Through pink tinted lamp light,
I tilt in the chair,
hair sliding off my shoulders
until my countenance is black
with Japanese heritage
Last night, I woke myself up laughing
Your eyes, ivory with silver shimmer, fell on me
I cradled them until they busted
like a blood clot being bitten
You said “I can see you always.”
“Quit staring.” I moaned in response
“I feel ugly all the time.”
If I let my weight bring me to my knees
and my cheek scrape against the carpet,
I think I will feel pitiful in a sensuous way
I tilt against the lace curtain,
pale with exhaustion, half singing,
The scarecrow argues
that I am dying and need a friend
to take care of me
Of course, he is just hay and rotten garments
He does not understand I am a muscle that absorbs
negativity and dust and
that I do not care if there is an infection
inside of me, or if I am too quiet to realize
I am alive
by Ashlie Allen
Ashlie Allen writes fiction and poetry.
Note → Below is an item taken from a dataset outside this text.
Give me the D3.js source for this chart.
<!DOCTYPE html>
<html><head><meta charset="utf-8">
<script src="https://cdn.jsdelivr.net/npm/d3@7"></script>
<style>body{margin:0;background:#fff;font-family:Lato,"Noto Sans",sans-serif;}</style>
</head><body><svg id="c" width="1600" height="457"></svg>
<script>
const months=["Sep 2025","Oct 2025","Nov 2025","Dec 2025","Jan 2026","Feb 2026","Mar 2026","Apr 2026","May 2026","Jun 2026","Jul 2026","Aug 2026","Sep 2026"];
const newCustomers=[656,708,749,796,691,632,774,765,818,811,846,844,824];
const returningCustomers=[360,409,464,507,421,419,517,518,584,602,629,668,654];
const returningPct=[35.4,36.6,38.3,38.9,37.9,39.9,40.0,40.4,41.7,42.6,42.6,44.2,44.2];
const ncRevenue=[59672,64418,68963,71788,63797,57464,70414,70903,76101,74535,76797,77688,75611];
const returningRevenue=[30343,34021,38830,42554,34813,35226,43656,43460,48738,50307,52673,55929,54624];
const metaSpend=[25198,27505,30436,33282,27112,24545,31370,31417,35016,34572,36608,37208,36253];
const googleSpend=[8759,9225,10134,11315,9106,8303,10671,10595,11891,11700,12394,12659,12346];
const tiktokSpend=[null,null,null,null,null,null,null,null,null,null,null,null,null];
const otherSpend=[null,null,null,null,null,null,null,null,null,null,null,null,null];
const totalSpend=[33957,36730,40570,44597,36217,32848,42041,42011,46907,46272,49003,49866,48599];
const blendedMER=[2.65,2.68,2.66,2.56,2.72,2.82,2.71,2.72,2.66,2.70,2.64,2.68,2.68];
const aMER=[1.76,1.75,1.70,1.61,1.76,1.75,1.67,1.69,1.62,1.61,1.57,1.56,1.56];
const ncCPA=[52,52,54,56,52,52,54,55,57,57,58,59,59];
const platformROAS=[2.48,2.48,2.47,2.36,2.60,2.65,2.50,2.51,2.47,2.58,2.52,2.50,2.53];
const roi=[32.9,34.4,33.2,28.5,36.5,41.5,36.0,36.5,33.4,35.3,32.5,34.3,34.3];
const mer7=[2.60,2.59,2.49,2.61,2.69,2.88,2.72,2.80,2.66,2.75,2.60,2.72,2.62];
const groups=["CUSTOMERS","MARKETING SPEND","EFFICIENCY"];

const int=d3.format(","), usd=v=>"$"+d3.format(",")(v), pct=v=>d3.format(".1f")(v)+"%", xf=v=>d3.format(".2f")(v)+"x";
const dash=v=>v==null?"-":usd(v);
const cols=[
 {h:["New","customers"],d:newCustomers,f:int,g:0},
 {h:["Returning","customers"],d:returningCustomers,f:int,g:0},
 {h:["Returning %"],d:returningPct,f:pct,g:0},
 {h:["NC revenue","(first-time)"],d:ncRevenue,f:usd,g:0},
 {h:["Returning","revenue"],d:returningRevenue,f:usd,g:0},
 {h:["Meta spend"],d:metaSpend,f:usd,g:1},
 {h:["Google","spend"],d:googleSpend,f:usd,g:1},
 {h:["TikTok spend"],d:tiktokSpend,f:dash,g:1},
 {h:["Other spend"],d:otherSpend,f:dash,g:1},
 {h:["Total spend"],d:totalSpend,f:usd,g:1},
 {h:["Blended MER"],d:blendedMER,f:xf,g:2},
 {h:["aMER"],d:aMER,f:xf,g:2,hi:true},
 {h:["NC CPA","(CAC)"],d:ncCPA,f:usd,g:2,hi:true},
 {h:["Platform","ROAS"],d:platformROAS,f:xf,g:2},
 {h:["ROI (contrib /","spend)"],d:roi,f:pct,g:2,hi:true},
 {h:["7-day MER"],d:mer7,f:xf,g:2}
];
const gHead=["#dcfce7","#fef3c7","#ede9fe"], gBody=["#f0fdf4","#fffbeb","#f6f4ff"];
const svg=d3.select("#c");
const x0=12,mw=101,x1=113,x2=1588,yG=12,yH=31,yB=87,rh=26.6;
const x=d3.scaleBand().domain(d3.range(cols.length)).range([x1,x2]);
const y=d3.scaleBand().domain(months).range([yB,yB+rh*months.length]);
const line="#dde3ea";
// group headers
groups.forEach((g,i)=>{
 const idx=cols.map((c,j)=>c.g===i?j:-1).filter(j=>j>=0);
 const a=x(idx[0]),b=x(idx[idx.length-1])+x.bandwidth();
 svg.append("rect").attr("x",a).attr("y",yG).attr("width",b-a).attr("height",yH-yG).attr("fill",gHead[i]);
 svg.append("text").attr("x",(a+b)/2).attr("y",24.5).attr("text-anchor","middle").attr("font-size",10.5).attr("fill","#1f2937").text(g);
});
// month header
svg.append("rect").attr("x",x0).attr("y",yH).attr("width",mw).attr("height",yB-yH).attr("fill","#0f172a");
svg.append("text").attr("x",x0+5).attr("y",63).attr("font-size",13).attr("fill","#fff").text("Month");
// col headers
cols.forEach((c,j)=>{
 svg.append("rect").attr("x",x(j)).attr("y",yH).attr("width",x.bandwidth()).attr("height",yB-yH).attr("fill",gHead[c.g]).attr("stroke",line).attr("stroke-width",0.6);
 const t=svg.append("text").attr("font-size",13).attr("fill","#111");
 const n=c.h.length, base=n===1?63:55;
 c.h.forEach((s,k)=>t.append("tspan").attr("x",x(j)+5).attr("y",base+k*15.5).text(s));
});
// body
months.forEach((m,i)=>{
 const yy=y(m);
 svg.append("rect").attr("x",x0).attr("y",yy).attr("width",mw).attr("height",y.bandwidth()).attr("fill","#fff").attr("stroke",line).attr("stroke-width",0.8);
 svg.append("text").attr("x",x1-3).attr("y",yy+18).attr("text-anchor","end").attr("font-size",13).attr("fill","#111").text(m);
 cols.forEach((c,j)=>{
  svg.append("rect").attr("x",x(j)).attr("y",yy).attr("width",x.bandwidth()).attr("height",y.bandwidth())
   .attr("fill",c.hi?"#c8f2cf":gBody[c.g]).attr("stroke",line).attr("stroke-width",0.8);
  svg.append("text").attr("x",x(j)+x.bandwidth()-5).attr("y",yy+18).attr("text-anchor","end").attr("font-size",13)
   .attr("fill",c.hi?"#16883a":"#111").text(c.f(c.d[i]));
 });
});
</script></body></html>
Her favorite book is “The Vampire Lestat” by Anne Rice.
A hooker with the 13th chapter of 1st Corinthians tattooed on her side.
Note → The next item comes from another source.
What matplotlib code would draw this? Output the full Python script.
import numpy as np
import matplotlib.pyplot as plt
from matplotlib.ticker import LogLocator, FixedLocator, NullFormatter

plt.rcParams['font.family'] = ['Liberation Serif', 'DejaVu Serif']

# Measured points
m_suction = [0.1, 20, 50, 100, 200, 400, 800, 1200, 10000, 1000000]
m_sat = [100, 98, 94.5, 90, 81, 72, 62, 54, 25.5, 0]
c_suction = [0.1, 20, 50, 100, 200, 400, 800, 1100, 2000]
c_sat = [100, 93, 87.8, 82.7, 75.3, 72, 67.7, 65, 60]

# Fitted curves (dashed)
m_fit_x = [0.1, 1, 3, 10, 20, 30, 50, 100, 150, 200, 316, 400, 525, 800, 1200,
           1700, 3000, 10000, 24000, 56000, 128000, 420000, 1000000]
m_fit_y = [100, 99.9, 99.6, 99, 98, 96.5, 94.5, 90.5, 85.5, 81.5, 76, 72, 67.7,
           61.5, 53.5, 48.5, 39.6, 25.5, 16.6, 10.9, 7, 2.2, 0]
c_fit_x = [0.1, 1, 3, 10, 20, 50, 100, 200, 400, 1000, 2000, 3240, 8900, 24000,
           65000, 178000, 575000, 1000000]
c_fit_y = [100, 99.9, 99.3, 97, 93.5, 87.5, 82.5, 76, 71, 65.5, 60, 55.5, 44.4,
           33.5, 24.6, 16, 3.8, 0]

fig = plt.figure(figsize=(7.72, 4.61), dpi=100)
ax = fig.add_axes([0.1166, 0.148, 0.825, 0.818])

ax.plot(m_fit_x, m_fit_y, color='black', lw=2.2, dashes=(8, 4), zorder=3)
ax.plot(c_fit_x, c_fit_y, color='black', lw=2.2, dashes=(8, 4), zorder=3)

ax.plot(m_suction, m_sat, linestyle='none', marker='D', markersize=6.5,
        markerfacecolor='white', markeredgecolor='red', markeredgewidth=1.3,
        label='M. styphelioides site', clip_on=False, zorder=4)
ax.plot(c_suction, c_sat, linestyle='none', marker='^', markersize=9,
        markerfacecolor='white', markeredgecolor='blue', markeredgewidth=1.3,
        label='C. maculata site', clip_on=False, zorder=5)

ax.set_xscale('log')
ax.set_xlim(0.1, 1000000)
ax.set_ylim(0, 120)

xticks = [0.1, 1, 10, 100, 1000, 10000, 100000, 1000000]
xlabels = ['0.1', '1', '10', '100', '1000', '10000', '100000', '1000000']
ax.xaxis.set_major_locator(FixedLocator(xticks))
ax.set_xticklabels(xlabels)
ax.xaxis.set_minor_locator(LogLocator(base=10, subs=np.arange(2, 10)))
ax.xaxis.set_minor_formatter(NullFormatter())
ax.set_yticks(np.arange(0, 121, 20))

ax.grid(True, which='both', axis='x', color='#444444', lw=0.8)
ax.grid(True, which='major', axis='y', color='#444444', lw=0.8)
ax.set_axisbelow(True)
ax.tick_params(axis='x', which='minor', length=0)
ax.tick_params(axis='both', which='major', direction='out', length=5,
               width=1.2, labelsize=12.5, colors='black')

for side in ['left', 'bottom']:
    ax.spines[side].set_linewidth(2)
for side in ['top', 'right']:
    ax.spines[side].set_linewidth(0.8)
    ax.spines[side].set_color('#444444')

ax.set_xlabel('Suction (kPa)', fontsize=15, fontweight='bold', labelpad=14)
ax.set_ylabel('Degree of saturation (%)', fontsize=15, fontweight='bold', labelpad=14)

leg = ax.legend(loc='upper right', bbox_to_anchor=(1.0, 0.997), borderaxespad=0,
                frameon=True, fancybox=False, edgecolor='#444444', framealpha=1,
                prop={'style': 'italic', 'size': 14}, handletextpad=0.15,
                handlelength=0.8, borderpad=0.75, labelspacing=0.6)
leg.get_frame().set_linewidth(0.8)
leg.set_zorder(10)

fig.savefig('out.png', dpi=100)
Four hundred thirty six Crown Royal bags.
How much I hate stuffed olives.
Not dating Jane Fonda.
Ted Bundy’s last meal.
Arguing from design using a cockroach.
God being ambidextrous.
The never ending generosity of drinkers trying to pick up women in a bar.
A billboard: “My gastric sleeve changed my life.”
George Sanders’ suicide note, beginning “Dear World” and ending “Good Luck!”
The girl I fucked in High School who became a mortician.
Hubie Houston USN (Ret.)–the first man to fire a rocket from a plane.
Contracting food poisoning from bad manna.
The serpent’s side of the story.
Using a fly swatter as a swizzle stick.
On the plus side:
never throwing gum in a urinal.
Visiting Hollywood Forever Cemetery: Peter Lorre in a sliding drawer.
A man at the Salvation Army swimming pool telling me this is the best day of his life.
Screwing my wife and having her say: “Just finish your business.”
Passing out in the Seat of Scoffers.
Memory being an identikit.
Remembering too much.
Not forgetting enough.
Getting off with a warning.
by G. Geis
D.G. Geis divides his time between Houston and the Hill Country of Central Texas. He has an undergraduate degree in English Literature from the University of Houston and a graduate degree in philosophy from California State University. His poetry has appeared in 491 Magazine, Lost Coast, Blue Bonnet Review and is forthcoming in the November/December issue of The Broadkill Review.